I can attest to the mindset, believe me. I am nowadays suffering the aftereffects, the chronic aches and pains, of being a girl injured in competitive sports in the 80s and having those injuries dismissed with a tiny bag of ice and a pat on the head. Sports, and thus sports injuries, were for MEN.

Now in my case, I hobble around and take painkillers and whatnot. But a concussion? That’s a whole other situation. We now know that concussion in sports, especially multiple concussions, can fuck you right up.

So, as S. stepped onto a roller coaster that day last fall, she had no idea that she had had concussions of any consequence. And she certainly had no idea that, with the little bit of jarring and flailing about that a roller coaster can cause, just how badly those concussions would come back to fuck her up thirty years later.

All the whipping about and speed and whatnot from that one ride basically scrambled her brain, just as though she suffered a concussion that autumn day and not as a teen. It turned her mind to mush for a good few months. It traumatized her family. It completely changed her life.

Thus it was on Tuesday I found myself standing there, listening to her story. I had had no idea that any of this had occurred. I felt horrible for her and her family, terrible that I had not known and not been there to help in any way I could.

We finished chatting, as she had to go tend to her charges, and I had to go home and do some work. But as I left the building, I burst into tears.

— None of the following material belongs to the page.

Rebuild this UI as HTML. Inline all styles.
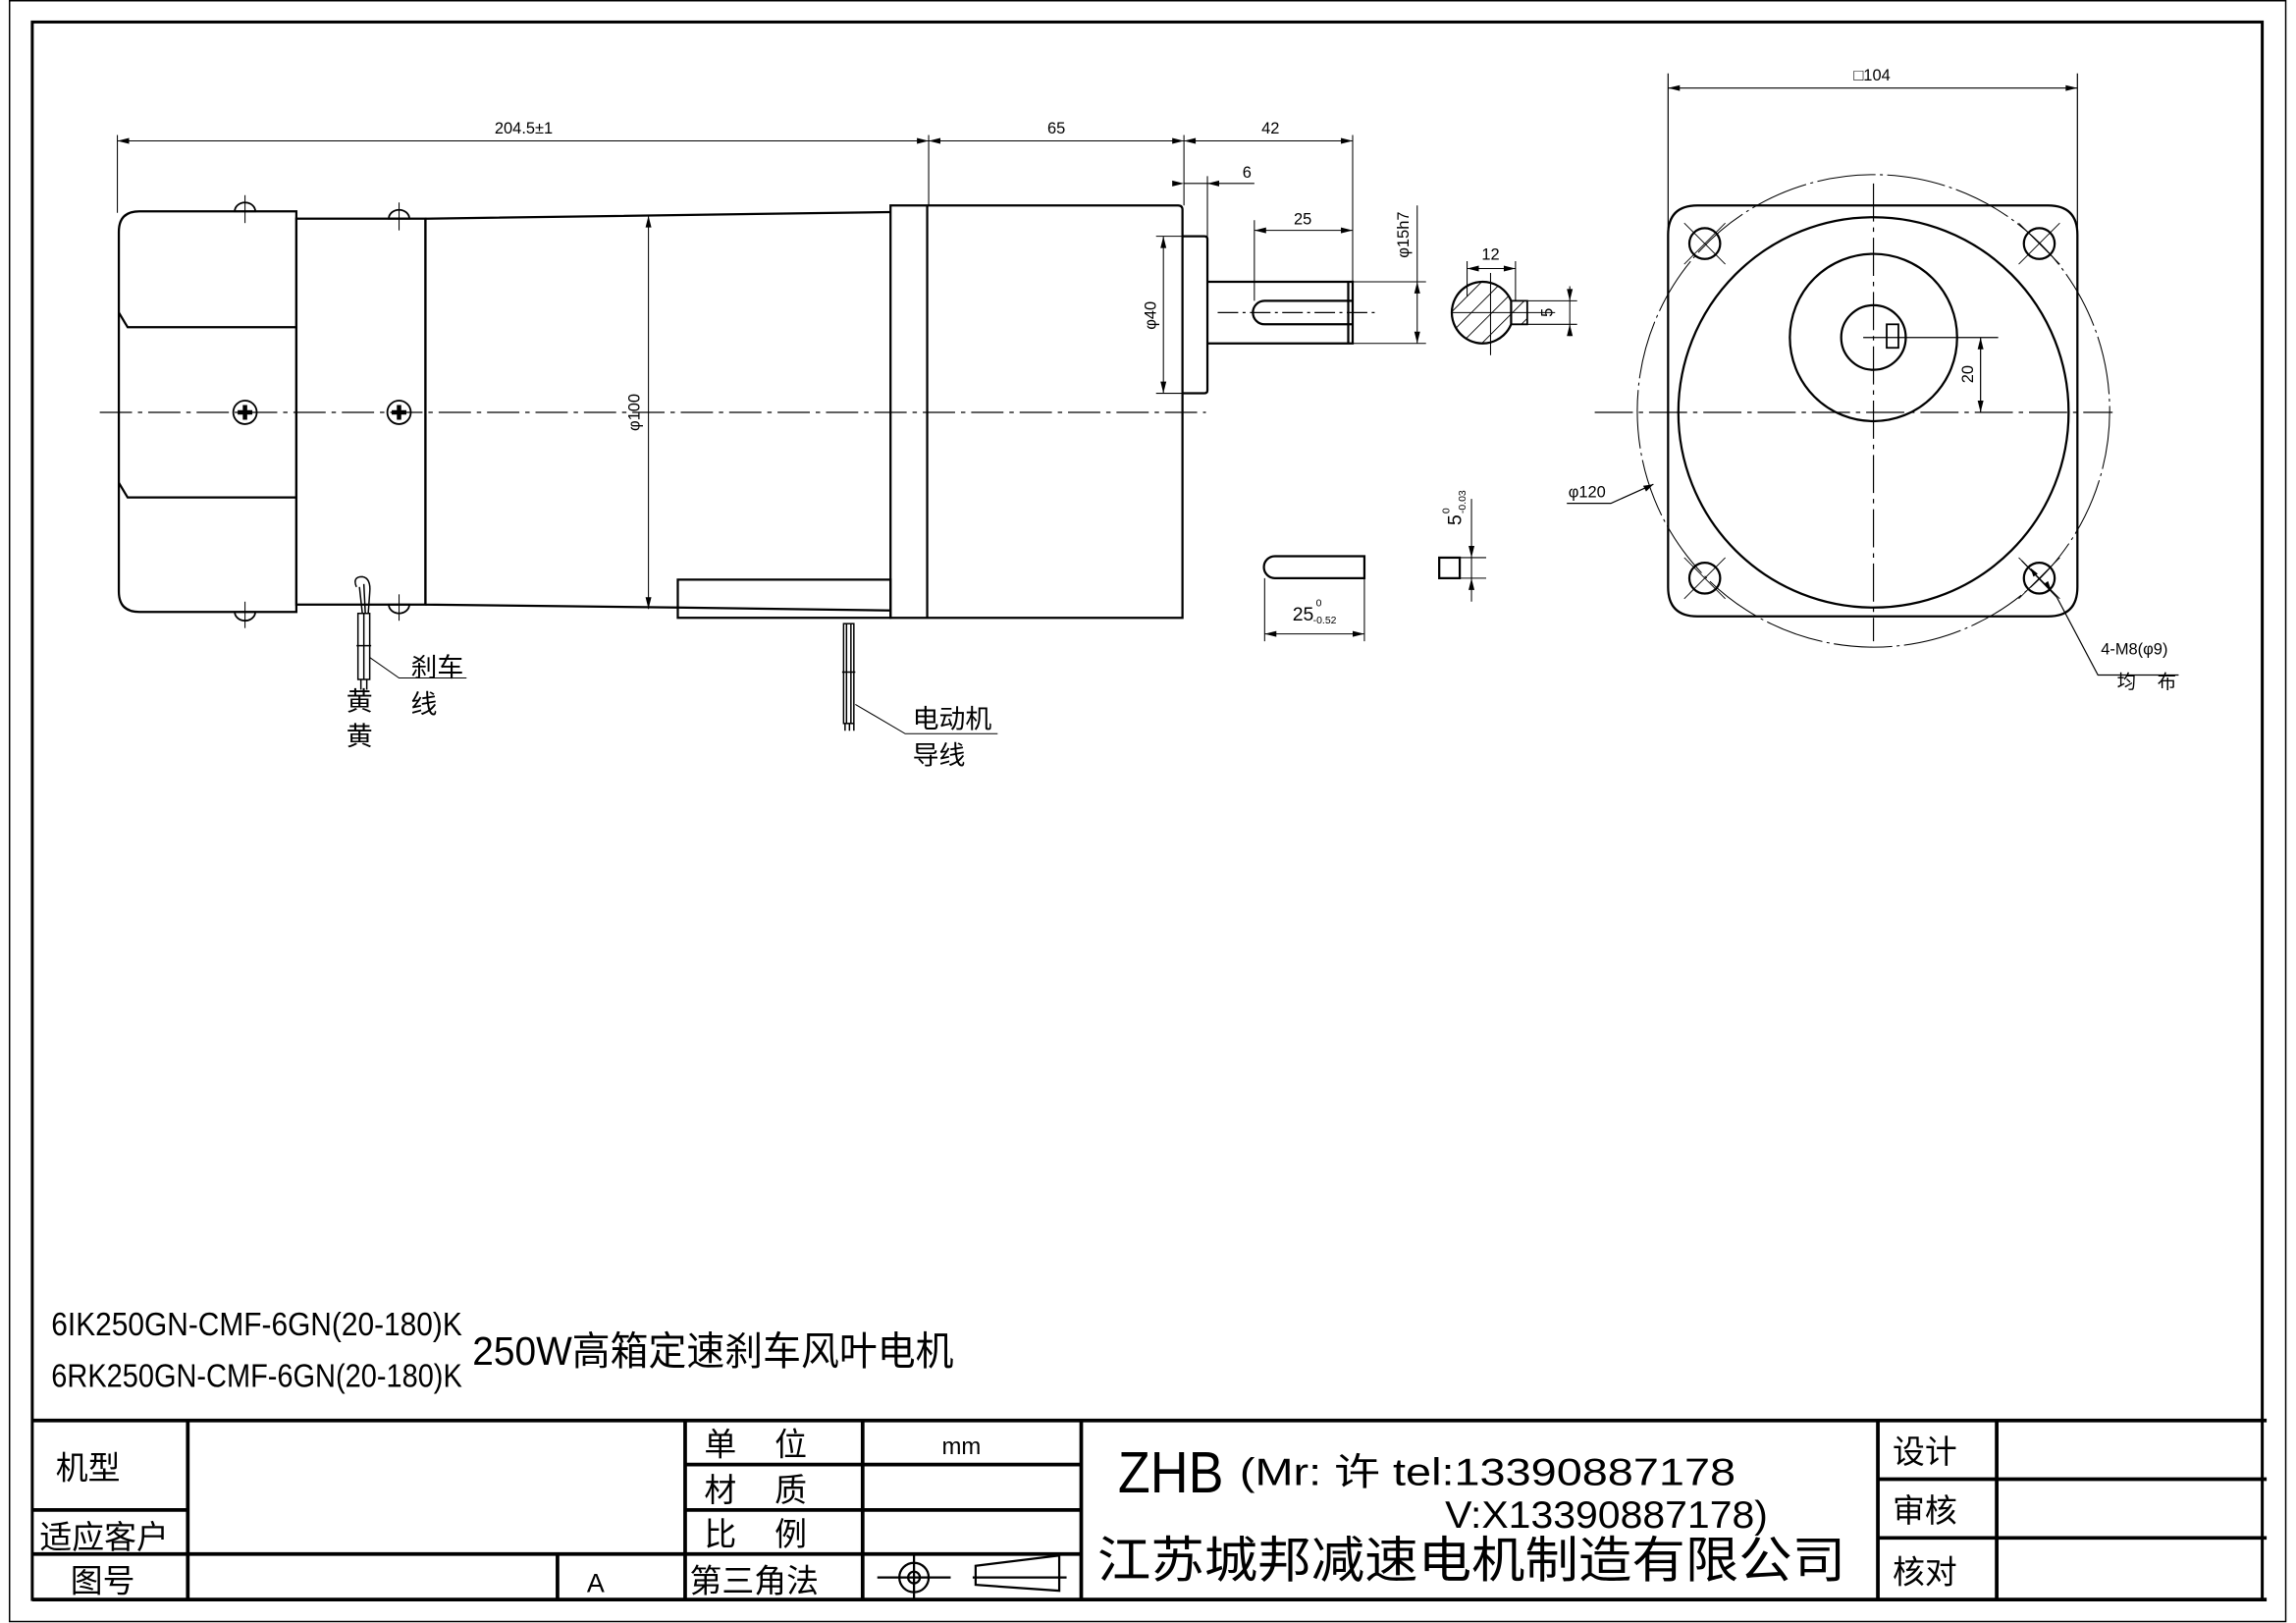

I realized that this one discussion had thrown my day, my life this week, into rather harsh perspective. Here I was emotional and upset over the little day-to-day family things that one deals with, just living one’s life. There, walking through the doors into the school library, went someone whose life had been forever changed by a frankly horrific event.

I felt heartbroken and stunned for her and her family.

But I found myself feeling selfish, and petty, and also incredibly lucky and blessed that all I had to deal with were everyday trials and tribulations. Appointments. School woes. Lack of sleep. Lack of hormones. Whatever. I also had a wonderful, loving, healthy, happy family, and a roof over our head and plentiful food on the table.

Healthy. Happy. Together.

Any time I feel self-pitying, or find I am taking that for granted, I will forever remind myself of what S. has had to endure, what her family has gone through. And remind myself how lucky I am.


One thought on “Perspective

  1. I think that we have all at some point in our lives realized how lucky we are when a friend has related to us something that has thrown their lives into survival mode
    It hits us like a hammer and we stop and think how lucky we are.